Entertainment Magazine

the Last of Sheila: a Stylish Whodunnit

By Xoxoxoe

Fans of games, puzzles and mysteries will enjoy the 1973 film The Last of Sheila. Written by the dynamic duo of composer Stephen Sondheim and actor Anthony Perkins, the film features an all celebrity cast trying to conceal their most scandalous secrets from one another as they play a high-stakes murder mystery game.

the last of sheila: a stylish whodunnit

Pre cruise, L-R: Philip (James Mason), Alice (Raquel Welch), Lee (Joan Hackett), Anthony (Ian McShane), Christine (Dyan Cannon) and Tom (Richard Benjamin)

Movie producer Clinton (James Coburn) is well-known for his love of parlor games and his wicked sense of humor. A year after the hit-and-run death of his gossip columnist wife Sheila he invites a selection of friends to join him on his yacht in the South of France to cruise and play games. At least, that's what he tells them. Most of the attendees also happened to be present at a house party on the night of Sheila's death: actress Alice (Raquel Welch) and her manager/husband Anthony (Ian McShane), Director Philip (James Mason), talent agent Christine (Dyan Cannon) and writer Tom (Richard Benjamin) and his heiress wife Lee (Joan Hackett). When they all arrive dockside they are eager to check out the luxuriously appointed yacht and its well-supplied liquor cabinet.

Their enjoyment is short-lived, however. Almost immediately the first game has begun and it's a doozy - a game of secrets. Clinton gives each of his guests a typed index card with a secret ("You are a Shoplifter," "You are a Homosexual," etc).
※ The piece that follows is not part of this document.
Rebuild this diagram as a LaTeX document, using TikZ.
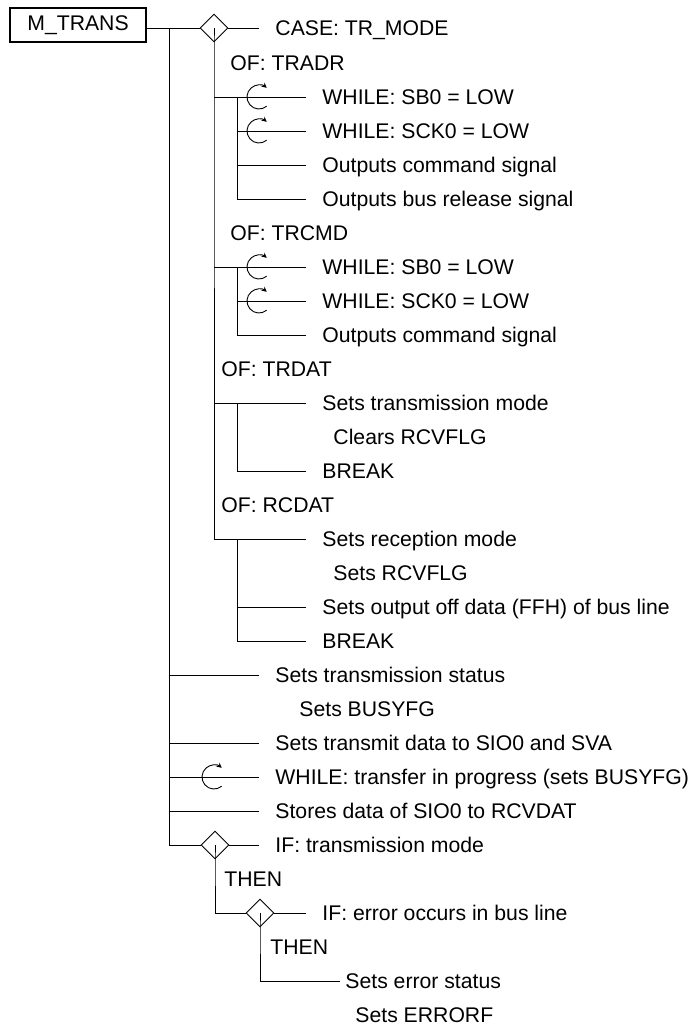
\documentclass[tikz,border=0pt]{standalone}
\usepackage{fontspec}
\setmainfont{Liberation Sans}
\usetikzlibrary{shapes.geometric,arrows.meta}
\begin{document}
\begin{tikzpicture}[x=1pt,y=-1pt,line width=0.9pt,
  txt/.style={anchor=west,inner xsep=16pt,inner ysep=0pt,text height=15pt,text depth=0pt,font=\fontsize{21.2}{22}\selectfont},
  box/.style={draw,line width=1.8pt,minimum width=136pt,minimum height=34pt,inner sep=0pt,font=\fontsize{21.2}{22}\selectfont},
  dia/.style={diamond,draw,line width=0.9pt,minimum width=28pt,minimum height=28pt,inner sep=0pt},
  loopsym/.style={-{Stealth[length=5pt,width=5pt]},line width=0.9pt}]
\useasboundingbox (0,0) rectangle (692,1030);

% nodes
\node[box] (mt) at (78,25) {M\_TRANS};
\node[dia] (d0) at (214,28) {};
\node[txt] (t0) at (259,28) {CASE: TR\_MODE};
\node[txt] (of1) at (214,63) {OF: TRADR};
\node[txt] (t2) at (306,97) {WHILE: SB0 = LOW};
\node[txt] (t3) at (306,131) {WHILE: SCK0 = LOW};
\node[txt] (t4) at (306,165) {Outputs command signal};
\node[txt] (t5) at (306,199) {Outputs bus release signal};
\node[txt] (of2) at (214,233) {OF: TRCMD};
\node[txt] (t7) at (306,267) {WHILE: SB0 = LOW};
\node[txt] (t8) at (306,301) {WHILE: SCK0 = LOW};
\node[txt] (t9) at (306,335) {Outputs command signal};
\node[txt] (of3) at (205,369) {OF: TRDAT};
\node[txt] (t11) at (306,403) {Sets transmission mode};
\node[txt] (t12) at (317,437) {Clears RCVFLG};
\node[txt] (t13) at (306,471) {BREAK};
\node[txt] (of4) at (205,505) {OF: RCDAT};
\node[txt] (t15) at (306,539) {Sets reception mode};
\node[txt] (t16) at (317,573) {Sets RCVFLG};
\node[txt] (t17) at (306,607) {Sets output off data (FFH) of bus line};
\node[txt] (t18) at (306,641) {BREAK};
\node[txt] (t19) at (259,675) {Sets transmission status};
\node[txt] (t20) at (283,709) {Sets BUSYFG};
\node[txt] (t21) at (259,743) {Sets transmit data to SIO0 and SVA};
\node[txt] (t22) at (259,777) {WHILE: transfer in progress (sets BUSYFG)};
\node[txt] (t23) at (259,811) {Stores data of SIO0 to RCVDAT};
\node[dia] (d1) at (215,845) {};
\node[txt] (t24) at (259,845) {IF: transmission mode};
\node[txt] (th1) at (208,879) {THEN};
\node[dia] (d2) at (260,913) {};
\node[txt] (t26) at (306,913) {IF: error occurs in bus line};
\node[txt] (th2) at (254,947) {THEN};
\node[txt,inner xsep=5pt] (t28) at (340,981) {Sets error status};
\node[txt] (t29) at (339,1015) {Sets ERRORF};

% junction coordinates
\coordinate (sp0) at (169,28);
\coordinate (c15) at (214,539);
\coordinate (a2) at (214,97);
\coordinate (a7) at (214,267);
\coordinate (a11) at (214,403);
\coordinate (b2) at (237,97);
\coordinate (b3) at (237,131);
\coordinate (b4) at (237,165);
\coordinate (b5) at (237,199);
\coordinate (b7) at (237,267);
\coordinate (b8) at (237,301);
\coordinate (b9) at (237,335);
\coordinate (b11) at (237,403);
\coordinate (b13) at (237,471);
\coordinate (b15) at (237,539);
\coordinate (b17) at (237,607);
\coordinate (b18) at (237,641);
\coordinate (s19) at (169,675);
\coordinate (s21) at (169,743);
\coordinate (s22) at (169,777);
\coordinate (s23) at (169,811);
\coordinate (e26) at (215,913);
\coordinate (e28) at (260,981);
\coordinate (l2) at (259,97);
\coordinate (l3) at (259,131);
\coordinate (l7) at (259,267);
\coordinate (l8) at (259,301);
\coordinate (l22) at (214,777);

% connectors
\draw (mt.east |- d0.west) -- (d0.west);
\draw (d0.east) -- (t0.west);
\draw (sp0) -- (d1.west -| sp0) -- (d1.west);
\draw (d1.east) -- (t24.west);
\draw (d0.center) -- (d0.south) -- (c15) -- (t15.west);
% TRADR
\draw (a2) -- (t2.west);
\draw (b2) -- (b5) -- (t5.west);
\draw (b3) -- (t3.west);
\draw (b4) -- (t4.west);
% TRCMD
\draw (a7) -- (t7.west);
\draw (b7) -- (b9) -- (t9.west);
\draw (b8) -- (t8.west);
% TRDAT
\draw (a11) -- (t11.west);
\draw (b11) -- (b13) -- (t13.west);
% RCDAT
\draw (b15) -- (b18) -- (t18.west);
\draw (b17) -- (t17.west);
% main level
\draw (s19) -- (t19.west);
\draw (s21) -- (t21.west);
\draw (s22) -- (t22.west);
\draw (s23) -- (t23.west);
% IF nest
\draw (d1.center) -- (d1.south) -- (e26) -- (d2.west);
\draw (d2.east) -- (t26.west);
\draw (d2.center) -- (d2.south) -- (e28) -- (t28.west);

% loop symbols
\foreach \c in {l2,l3,l7,l8,l22}
  \draw[loopsym] ([shift={(50:12)}]\c) arc[start angle=50,end angle=310,radius=12];
\end{tikzpicture}
\end{document}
Each night they will embark on a scavenger hunt in some gorgeous port of call to hunt for clues to their assigned secret's identity. The object of the game is to find out what everyone else's secret is, while keeping your own peccadillo hidden. It doesn't take long for the players to figure out that these secrets aren't just made up by Clinton for a random parlor game - they are real. And one of the group will do anything to protect their particular secret, even murder.

the last of sheila: a stylish whodunnit

Clinton (James Coburn) loves to play games

It is no surprise that the dialog by Sondheim and Perkins is witty and fun. In the 1960s the pair used to stage their own elaborate scavenger hunts with friends, one of whom was Herbert Ross (The Goodbye Girl, Play it Again, Sam), who directs the film. The French Riviera locations are gorgeous, as are the cast, who look especially great in the cruisewear costumes designed by Joel Schumacher (yes, that Joel Schumacher). As lovely as Raquel Welch always is, it is Dyan Cannon who really steals every scene she is in. She is vibrant and radiant, playing a brassy but lovably irrepressible casting agent. Viewers of The Last of Sheila will not only enjoy the mystery at its core, but the subtle skewering of Hollywood and its denizens that permeates every scene.

the last of sheila: a stylish whodunnit

Christine (Dyan Cannon)plotting her next move in the game

The Last of Shelia is the granddaddy of classic mystery films like Clue, Deathtrap and most recently, Knives Out. Sondheim and Perkins had planned to do some other mystery films together, but unfortunately none of those projects were ever completed. That's Hollywood.


The Last of Shelia is now part of the Warner Brothers archive collection, made from a 4K scan of the original camera negative. The picture is terrific. Sharp and colorful details in foreground and background shots. 
1080p High Definition master from 4K scan of the original camera negative. 
Color. 16x9. Aspect ratio 1.85:1 (original aspect ratio 1.85:1). 


DTS-HD Master Audio 2.0 Mono, English. Subtitles, English SDH.

119 minutes. Rated PG.


Original trailer

Audio commentary with Richard Benjamin, Dyan Cannon, and Raquel Welch. The audio commentary is actually fun to listen to, with primarily Cannon and Benjamin together reminiscing about their filming experiences as they watch the film. Raquel Welch provides her personal memories as well, but is clearly spliced in from a separate location.